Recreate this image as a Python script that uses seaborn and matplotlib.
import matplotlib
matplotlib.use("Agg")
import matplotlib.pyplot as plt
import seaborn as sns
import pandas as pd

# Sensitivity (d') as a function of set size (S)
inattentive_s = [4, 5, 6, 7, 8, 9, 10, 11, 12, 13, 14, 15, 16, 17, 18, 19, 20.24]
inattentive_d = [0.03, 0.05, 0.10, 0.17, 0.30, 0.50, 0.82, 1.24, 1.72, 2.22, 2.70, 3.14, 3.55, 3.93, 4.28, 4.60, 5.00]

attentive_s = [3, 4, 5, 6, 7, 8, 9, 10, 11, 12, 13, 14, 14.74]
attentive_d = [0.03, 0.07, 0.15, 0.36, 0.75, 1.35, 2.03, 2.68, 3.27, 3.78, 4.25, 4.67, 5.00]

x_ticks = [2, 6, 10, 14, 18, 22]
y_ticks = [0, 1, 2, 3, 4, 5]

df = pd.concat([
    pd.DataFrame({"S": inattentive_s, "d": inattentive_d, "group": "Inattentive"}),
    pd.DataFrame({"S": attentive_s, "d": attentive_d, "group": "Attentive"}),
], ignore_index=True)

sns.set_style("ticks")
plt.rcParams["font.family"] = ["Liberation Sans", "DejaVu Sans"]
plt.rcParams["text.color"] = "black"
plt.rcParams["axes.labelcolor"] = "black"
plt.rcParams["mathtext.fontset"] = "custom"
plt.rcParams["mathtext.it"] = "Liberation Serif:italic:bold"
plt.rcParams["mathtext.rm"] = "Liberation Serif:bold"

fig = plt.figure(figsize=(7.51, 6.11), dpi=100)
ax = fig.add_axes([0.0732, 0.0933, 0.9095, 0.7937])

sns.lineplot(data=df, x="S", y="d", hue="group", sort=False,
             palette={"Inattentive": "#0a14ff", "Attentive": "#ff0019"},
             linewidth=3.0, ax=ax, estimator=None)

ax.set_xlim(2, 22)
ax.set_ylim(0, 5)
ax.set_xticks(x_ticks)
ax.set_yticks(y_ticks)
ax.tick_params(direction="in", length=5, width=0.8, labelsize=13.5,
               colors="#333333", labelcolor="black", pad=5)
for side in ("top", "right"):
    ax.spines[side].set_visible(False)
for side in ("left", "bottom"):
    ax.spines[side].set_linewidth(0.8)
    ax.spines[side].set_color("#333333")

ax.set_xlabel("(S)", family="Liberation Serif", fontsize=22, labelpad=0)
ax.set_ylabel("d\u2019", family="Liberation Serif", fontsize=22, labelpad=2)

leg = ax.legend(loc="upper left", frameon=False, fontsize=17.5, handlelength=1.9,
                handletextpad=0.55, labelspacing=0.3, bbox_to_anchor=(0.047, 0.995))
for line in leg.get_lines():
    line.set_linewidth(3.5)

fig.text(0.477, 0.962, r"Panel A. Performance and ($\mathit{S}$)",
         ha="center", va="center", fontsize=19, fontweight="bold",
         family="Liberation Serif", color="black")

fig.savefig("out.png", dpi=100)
▬▬▬▬▬▬▬▬▬▬
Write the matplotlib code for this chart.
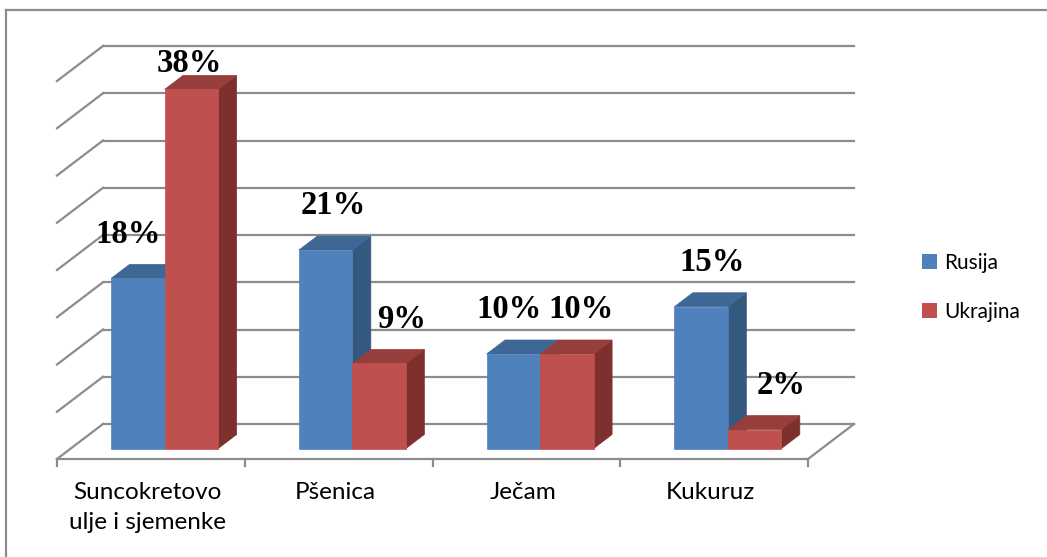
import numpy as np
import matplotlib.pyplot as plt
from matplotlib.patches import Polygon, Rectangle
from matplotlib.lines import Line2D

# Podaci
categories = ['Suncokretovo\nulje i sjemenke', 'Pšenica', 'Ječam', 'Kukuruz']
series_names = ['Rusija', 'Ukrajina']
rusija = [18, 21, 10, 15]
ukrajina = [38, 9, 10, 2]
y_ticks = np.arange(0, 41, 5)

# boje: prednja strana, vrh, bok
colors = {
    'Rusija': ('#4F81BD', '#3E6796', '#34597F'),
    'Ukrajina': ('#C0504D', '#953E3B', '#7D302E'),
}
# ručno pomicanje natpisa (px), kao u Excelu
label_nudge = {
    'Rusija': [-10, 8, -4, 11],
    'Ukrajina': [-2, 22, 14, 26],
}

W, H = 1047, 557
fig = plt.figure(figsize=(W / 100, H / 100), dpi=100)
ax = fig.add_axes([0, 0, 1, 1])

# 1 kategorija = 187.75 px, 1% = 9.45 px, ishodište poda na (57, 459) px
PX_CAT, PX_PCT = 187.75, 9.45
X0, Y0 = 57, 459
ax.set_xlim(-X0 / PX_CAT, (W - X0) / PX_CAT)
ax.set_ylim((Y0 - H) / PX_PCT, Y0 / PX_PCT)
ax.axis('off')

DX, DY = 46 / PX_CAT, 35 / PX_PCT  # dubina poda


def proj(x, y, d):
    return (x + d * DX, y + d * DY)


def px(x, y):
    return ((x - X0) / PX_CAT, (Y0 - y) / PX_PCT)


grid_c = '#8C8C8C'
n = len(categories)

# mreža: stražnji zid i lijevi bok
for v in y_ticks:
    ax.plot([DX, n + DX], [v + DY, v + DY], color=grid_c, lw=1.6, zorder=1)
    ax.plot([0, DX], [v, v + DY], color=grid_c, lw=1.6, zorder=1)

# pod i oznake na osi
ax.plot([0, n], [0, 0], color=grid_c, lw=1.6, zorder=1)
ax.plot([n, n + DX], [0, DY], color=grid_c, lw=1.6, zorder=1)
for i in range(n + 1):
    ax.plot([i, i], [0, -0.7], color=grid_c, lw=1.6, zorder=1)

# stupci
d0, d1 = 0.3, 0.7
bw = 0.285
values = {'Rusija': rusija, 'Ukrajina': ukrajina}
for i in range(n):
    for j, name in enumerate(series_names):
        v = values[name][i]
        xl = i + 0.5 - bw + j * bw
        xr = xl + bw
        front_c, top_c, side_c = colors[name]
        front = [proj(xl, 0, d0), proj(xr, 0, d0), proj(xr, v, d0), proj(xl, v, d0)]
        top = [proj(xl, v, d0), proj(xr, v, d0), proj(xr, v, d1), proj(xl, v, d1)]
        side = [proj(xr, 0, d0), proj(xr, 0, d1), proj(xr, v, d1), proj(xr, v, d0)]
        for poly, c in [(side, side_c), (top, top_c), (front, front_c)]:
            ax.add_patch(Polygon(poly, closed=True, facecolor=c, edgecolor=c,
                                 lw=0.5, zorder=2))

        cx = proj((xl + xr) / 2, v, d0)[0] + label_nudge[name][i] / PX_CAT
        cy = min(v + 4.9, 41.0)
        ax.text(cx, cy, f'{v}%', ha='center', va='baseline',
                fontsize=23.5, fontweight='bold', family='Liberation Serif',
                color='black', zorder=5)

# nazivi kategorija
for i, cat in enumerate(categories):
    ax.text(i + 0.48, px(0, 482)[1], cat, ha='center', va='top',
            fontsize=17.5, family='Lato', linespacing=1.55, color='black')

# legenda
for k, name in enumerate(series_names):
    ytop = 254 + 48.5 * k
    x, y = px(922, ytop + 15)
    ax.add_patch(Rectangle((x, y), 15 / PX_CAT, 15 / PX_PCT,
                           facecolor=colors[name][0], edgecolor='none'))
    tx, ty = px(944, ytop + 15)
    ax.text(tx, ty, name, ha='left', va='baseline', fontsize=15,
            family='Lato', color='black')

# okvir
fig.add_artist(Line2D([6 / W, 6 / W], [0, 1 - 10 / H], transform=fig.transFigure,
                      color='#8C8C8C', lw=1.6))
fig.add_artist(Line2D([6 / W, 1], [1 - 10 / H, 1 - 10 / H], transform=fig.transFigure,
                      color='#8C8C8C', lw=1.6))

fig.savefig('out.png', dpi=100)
▬▬▬▬▬▬▬▬▬▬
Drop the images and output only the lines from the one that contains "Write the matplotlib code for this chart." to the one that contains "ax.plot([0, DX], [v, v", both included.

Answer to this exercise ->
Write the matplotlib code for this chart.
import numpy as np
import matplotlib.pyplot as plt
from matplotlib.patches import Polygon, Rectangle
from matplotlib.lines import Line2D

# Podaci
categories = ['Suncokretovo\nulje i sjemenke', 'Pšenica', 'Ječam', 'Kukuruz']
series_names = ['Rusija', 'Ukrajina']
rusija = [18, 21, 10, 15]
ukrajina = [38, 9, 10, 2]
y_ticks = np.arange(0, 41, 5)

# boje: prednja strana, vrh, bok
colors = {
    'Rusija': ('#4F81BD', '#3E6796', '#34597F'),
    'Ukrajina': ('#C0504D', '#953E3B', '#7D302E'),
}
# ručno pomicanje natpisa (px), kao u Excelu
label_nudge = {
    'Rusija': [-10, 8, -4, 11],
    'Ukrajina': [-2, 22, 14, 26],
}

W, H = 1047, 557
fig = plt.figure(figsize=(W / 100, H / 100), dpi=100)
ax = fig.add_axes([0, 0, 1, 1])

# 1 kategorija = 187.75 px, 1% = 9.45 px, ishodište poda na (57, 459) px
PX_CAT, PX_PCT = 187.75, 9.45
X0, Y0 = 57, 459
ax.set_xlim(-X0 / PX_CAT, (W - X0) / PX_CAT)
ax.set_ylim((Y0 - H) / PX_PCT, Y0 / PX_PCT)
ax.axis('off')

DX, DY = 46 / PX_CAT, 35 / PX_PCT  # dubina poda


def proj(x, y, d):
    return (x + d * DX, y + d * DY)


def px(x, y):
    return ((x - X0) / PX_CAT, (Y0 - y) / PX_PCT)


grid_c = '#8C8C8C'
n = len(categories)

# mreža: stražnji zid i lijevi bok
for v in y_ticks:
    ax.plot([DX, n + DX], [v + DY, v + DY], color=grid_c, lw=1.6, zorder=1)
    ax.plot([0, DX], [v, v + DY], color=grid_c, lw=1.6, zorder=1)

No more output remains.